Un hombre reservado
Isaac Gálvez era un buen tío. Callado. Reservado. Siempre serio. Ni siquiera cuando ganaba una carrera, cuando desbordaba a todos en el sprint y levantaba los brazos, se concedía el derecho a reír, a mostrar su alegría.
Es que los de la pista son así, pensaban sus ruidosos compañeros de equipo de carretera, los Pereiro, Valverde, Purito Rodríguez, chavales con aires infantiles que no paran de tramar bromas e inocentadas durante las concentraciones. Es que su mundo es otro. Y parecía que Gálvez, cuando estaba en su mundo, en su nube, tumbado en la cama del hotel leyendo un libro, la noche de una etapa del Tour de Francia, por ejemplo, estaba ajeno a todo, que no se enteraba de nada. Podía entrar quien fuera en el dormitorio que él ni se inmutaba. Pero luego tenía su punto y sorprendía a todos con una broma inesperada, con su sentido del humor agudo, con su gracia. "Era un cachondo que no paraba de devorar libros", dice su compañero Pablo Lastras.

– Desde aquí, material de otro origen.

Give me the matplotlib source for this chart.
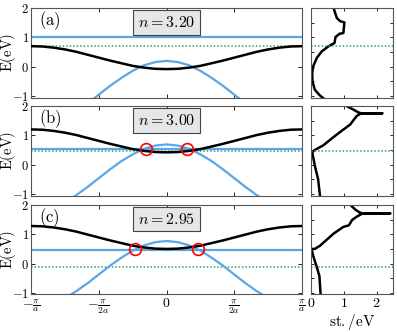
import matplotlib

matplotlib.use("Agg")
import matplotlib.pyplot as plt
import numpy as np

plt.rcParams["mathtext.fontset"] = "cm"
plt.rcParams["font.family"] = "serif"
plt.rcParams["font.serif"] = ["cmr10", "DejaVu Serif"]
plt.rcParams["axes.formatter.use_mathtext"] = True

# k grid in units of pi/12 (a = 1)
K = np.pi / 12 * np.arange(-12, 13)

# band energies, for k = 0, pi/12, ..., pi (symmetric in k)
BLACK_HALF = {
    "a": [-0.08, -0.07, -0.03, 0.03, 0.12, 0.21, 0.31, 0.41, 0.51, 0.59, 0.65, 0.69, 0.70],
    "b": [0.42, 0.43, 0.47, 0.53, 0.62, 0.71, 0.81, 0.91, 1.01, 1.09, 1.15, 1.19, 1.20],
    "c": [0.50, 0.51, 0.55, 0.61, 0.70, 0.79, 0.89, 0.99, 1.09, 1.17, 1.23, 1.27, 1.28],
}
BLUE_HALF = {
    "a": [0.20, 0.16, 0.05, -0.14, -0.38, -0.65, -0.95, -1.25, -1.53, -1.76, -1.95, -2.06, -2.10],
    "b": [0.69, 0.65, 0.54, 0.35, 0.12, -0.16, -0.46, -0.76, -1.04, -1.27, -1.46, -1.57, -1.61],
    "c": [0.77, 0.73, 0.62, 0.44, 0.20, -0.07, -0.37, -0.67, -0.94, -1.18, -1.36, -1.47, -1.51],
}
FLAT_BAND = {"a": 1.00, "b": 0.54, "c": 0.48}
FERMI = {"a": 0.69, "b": 0.45, "c": -0.13}
FILLING = {"a": "3.20", "b": "3.00", "c": "2.95"}
CROSS_K = {"a": [], "b": [-0.48, 0.48], "c": [-0.73, 0.74]}
CROSS_E = {"a": [], "b": [0.55, 0.55], "c": [0.49, 0.49]}

# density of states (st./eV) vs energy
DOS = {
    "a": [0.69, 0.79, 0.89, 1.02, 0.99, 0.87, 0.75, 0.72, 0.53, 0.33, 0.18, 0.07, 0.04, 0.05, 0.12, 0.26, 0.38],
    "b": [1.08, 1.30, 1.43, 1.52, 2.18, 1.52, 1.40, 1.30, 1.20, 1.07, 0.97, 0.69, 0.38, 0.12, 0.04, 0.07, 0.12, 0.22, 0.28],
    "c": [1.20, 1.35, 1.47, 1.56, 2.42, 1.56, 1.40, 1.25, 1.18, 1.15, 0.99, 0.69, 0.28, 0.12, 0.02, 0.07, 0.17, 0.26, 0.30],
}
DOS_E = {
    "a": [2.0, 1.66, 1.55, 1.51, 1.15, 1.12, 1.01, 0.81, 0.69, 0.52, 0.30, 0.01, -0.22, -0.50, -0.78, -0.96, -1.07],
    "b": [2.0, 1.87, 1.79, 1.75, 1.75, 1.74, 1.66, 1.52, 1.37, 1.26, 1.18, 0.94, 0.66, 0.50, 0.43, 0.26, -0.03, -0.49, -1.07],
    "c": [2.0, 1.84, 1.75, 1.71, 1.71, 1.70, 1.60, 1.48, 1.34, 1.30, 1.25, 1.02, 0.61, 0.50, 0.50, 0.27, -0.08, -0.42, -1.1],
}

KTICKS = [-np.pi, -np.pi / 2, 0, np.pi / 2, np.pi]
KTICK_LABELS = [r"$-\frac{\pi}{a}$", r"$-\frac{\pi}{2a}$", r"$0$", r"$\frac{\pi}{2a}$", r"$\frac{\pi}{a}$"]

BLUE = "#5aa7e6"
GREEN = "#2f9e6e"
YLIM = (-1.05, 2.0)


def full(half):
    half = list(half)
    return half[::-1] + half[1:]


fig = plt.figure(figsize=(3.97, 3.32), dpi=100)
tops = [0.976, 0.681, 0.383]
h = 0.270

for i, p in enumerate(["a", "b", "c"]):
    ax = fig.add_axes([0.078, tops[i] - h, 0.683, h])
    ax_d = fig.add_axes([0.783, tops[i] - h, 0.207, h])

    ax.axhline(FLAT_BAND[p], color=BLUE, lw=1.6, zorder=2)
    ax.plot(K, full(BLUE_HALF[p]), color=BLUE, lw=1.6, zorder=2)
    ax.plot(K, full(BLACK_HALF[p]), color="black", lw=1.8, zorder=3)
    ax.axhline(FERMI[p], color=GREEN, lw=1.1, ls=(0, (1, 1.3)), zorder=1)
    if CROSS_K[p]:
        ax.plot(CROSS_K[p], CROSS_E[p], "o", ms=8.5, mfc="none", mec="red", mew=1.2, zorder=4)

    ax.text(0.03, 0.86, r"$\mathrm{(%s)}$" % p, transform=ax.transAxes, fontsize=12, va="center", ha="left")
    ax.text(0.5, 0.84, r"$n = %s$" % FILLING[p], transform=ax.transAxes, fontsize=11.5, va="center",
            ha="center", bbox=dict(boxstyle="square,pad=0.3", fc="#e6e6e6", ec="#444444", lw=0.8))

    ax.set_xlim(-np.pi, np.pi)
    ax.set_ylim(*YLIM)
    ax.set_yticks([-1, 0, 1, 2])
    ax.set_yticklabels([r"$-1$", r"$0$", r"$1$", r"$2$"], fontsize=9)
    ax.set_xticks(KTICKS)
    if i == 2:
        ax.set_xticklabels(KTICK_LABELS, fontsize=10)
    else:
        ax.set_xticklabels([])
    ax.set_ylabel(r"$\mathrm{E(eV)}$", fontsize=10.5)
    ax.yaxis.set_label_coords(-0.046, 0.5)
    ax.tick_params(direction="in", top=True, right=True, length=3, width=0.6)
    ax.tick_params(axis="y", pad=1.5)
    ax.tick_params(axis="x", pad=2)

    ax_d.plot(DOS[p], DOS_E[p], color="black", lw=1.8)
    ax_d.axhline(FERMI[p], color=GREEN, lw=1.1, ls=(0, (1, 1.3)))
    ax_d.set_xlim(0, 2.5)
    ax_d.set_ylim(*YLIM)
    ax_d.set_yticks([-1, -0.5, 0, 0.5, 1, 1.5, 2])
    ax_d.set_yticklabels([])
    ax_d.set_xticks([0, 1, 2])
    if i == 2:
        ax_d.set_xticklabels([r"$0$", r"$1$", r"$2$"], fontsize=10)
        ax_d.set_xlabel(r"$\mathrm{st./eV}$", fontsize=11, labelpad=1)
    else:
        ax_d.set_xticklabels([])
    ax_d.tick_params(direction="in", top=True, right=True, length=2.5, width=0.6, pad=2)

    for a_ in (ax, ax_d):
        for s in a_.spines.values():
            s.set_color("#555555")
            s.set_linewidth(0.8)

fig.savefig("out.png", dpi=100)
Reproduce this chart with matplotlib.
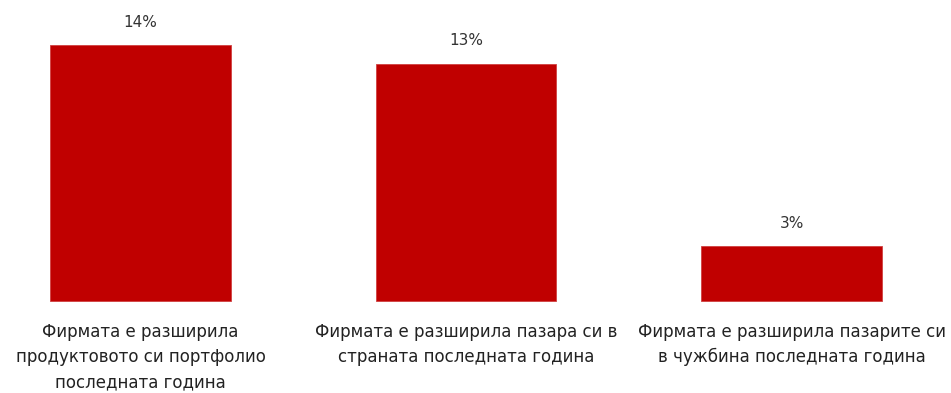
import matplotlib
matplotlib.use("Agg")
from matplotlib import pyplot as plt
from matplotlib import transforms

categories = [
    "Фирмата е разширила\nпродуктовото си портфолио\nпоследната година",
    "Фирмата е разширила пазара си в\nстраната последната година",
    "Фирмата е разширила пазарите си\nв чужбина последната година",
]
values = [14, 13, 3]
value_labels = ["14%", "13%", "3%"]

bar_color = "#C00000"
text_color = "#333333"

fig = plt.figure(figsize=(9.51, 3.93), dpi=100)
ax = fig.add_axes([0, 0, 1, 1])

x = list(range(len(values)))
ax.bar(x, values, width=0.556, color=bar_color, edgecolor="#d04040", linewidth=0.6)

# value labels above the bars
for xi, v, lab in zip(x, values, value_labels):
    ax.annotate(lab, (xi, v), xytext=(0, 16.5), textcoords="offset points",
                ha="center", va="center", fontsize=11, color=text_color)

# category labels below the baseline
trans = transforms.blended_transform_factory(ax.transData, fig.transFigure)
for xi, cat in zip(x, categories):
    ax.text(xi, 1 - 323 / 393, cat, transform=trans, ha="center", va="top",
            fontsize=12, color="#222222", linespacing=1.5)

ax.set_xlim(-0.4316, 2.49)
ax.set_ylim(-5.04, 16.49)
ax.axis("off")

fig.savefig("out.png", dpi=100, facecolor="white")
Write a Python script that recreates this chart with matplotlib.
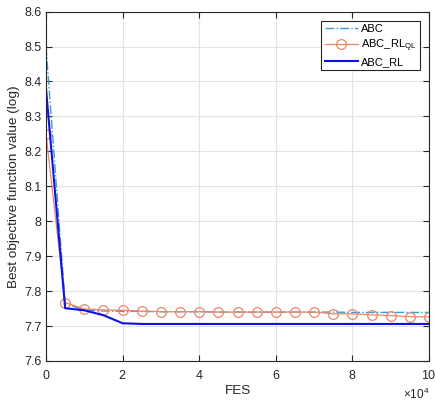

"Era curioso y solitario", dice Eusebio Unzue, su director los tres últimos años en el Illes Balears y el Caisse d'Épargne, un técnico que tuvo que soportar anualmente indirectas y críticas veladas por empeñarse en alinear todos los años a Gálvez en el Tour de Francia, una carrera en la que nunca se lucía, en la que destacaba por sus caídas, que siempre tenía que abandonar a la mitad. Porque, aunque en la carretera Gálvez consiguió algún triunfo de prestigio -una etapa en los Cuatro Días de Dunkerque, la Clásica de Almería, una etapa en el Critérium Internacional-, en ella se sentía como un pez fuera del agua, desplazado, sin sitio. En ella se labró fama de kamikaze, de hombre que no ve el peligro, de lanzado. En ella necesitaba cortejar el peligro para triunfar; como los toreros tremendistas, acercar su pecho a los pitones afilados. Lo mismo que se dijo, en su momento, de Manuel Sanroma, un velocista manchego que se mató en un sprint de la Volta a Catalunya en 1999, una llegada a Vilanova i la Geltrú, el pueblo en el que precisamente había nacido Gálvez el 21 de mayo de 1975.
"Quizás confiaba demasiado en sus reflejos, en su habilidad circense, en su sentido del equilibrio", dice Unzue de Gálvez. Quizás veía huecos imposibles, espacios donde no los había. El resultado muchas veces era catastrófico y ni siquiera vacas sagradas del sprint, como Mario Cipollini, se libraron de su ardor.
Lo suyo era la pista desde que su padre, Paco Gálvez, infatigable cicloturista de la comarca del Garraf, lo llevara junto a su hermano Ramsés al velódromo de Horta, en Barcelona. Allí, compitiendo con Juan Antonio Flecha, otro que destaca como corredor profesional, le salieron los dientes como ciclista. Allí se enamoró de los óvalos de 250 metros, de las lustrosas y ricas maderas africanas, de los peraltes pronunciados, del vértigo de la velocidad, de la mística del piñón fijo. Allí su destino se cruzó con el de Joan Llaneras, el pistard más laureado, con el que acabó formando la pareja ideal.
Gálvez, sprinter, ciclista de potencia bruta, era el complemento ideal de Llaneras, corredor de ritmo, de pedal ligero, en las pruebas de madison, en la americana en la que juntos conquistaron dos Campeonatos del Mundo, en 1999 y 2006.
El último maillot arcoiris conquistado a medias llegó después de la amargura de los Juegos de Atenas, que Llaneras debió disputar, cariacontecido, con otro compañero (Alzamora, con el que había ganado el Mundial del 97) y no con Isaac, con el que tan bien se llevaba, tan callado, tan reservado como él. Con Llaneras, el boss de la pista, Gálvez se introdujo en el circuito de los Seis Días, las pruebas anacrónicas en las que mantenía el golpe de pedal los inviernos, las carreras con las que redondeaba sus ingresos.
Con Llaneras estaba Gálvez en Gante, disputando, orgullosos en su maillot arcoíris, sus novenos seis días juntos. Quedaban diez minutos para que terminara la madison. Gálvez remontaba para iniciar un ataque. Acababa de recibir el relevo, el choque de la mano de Llaneras. El último apretón del amigo.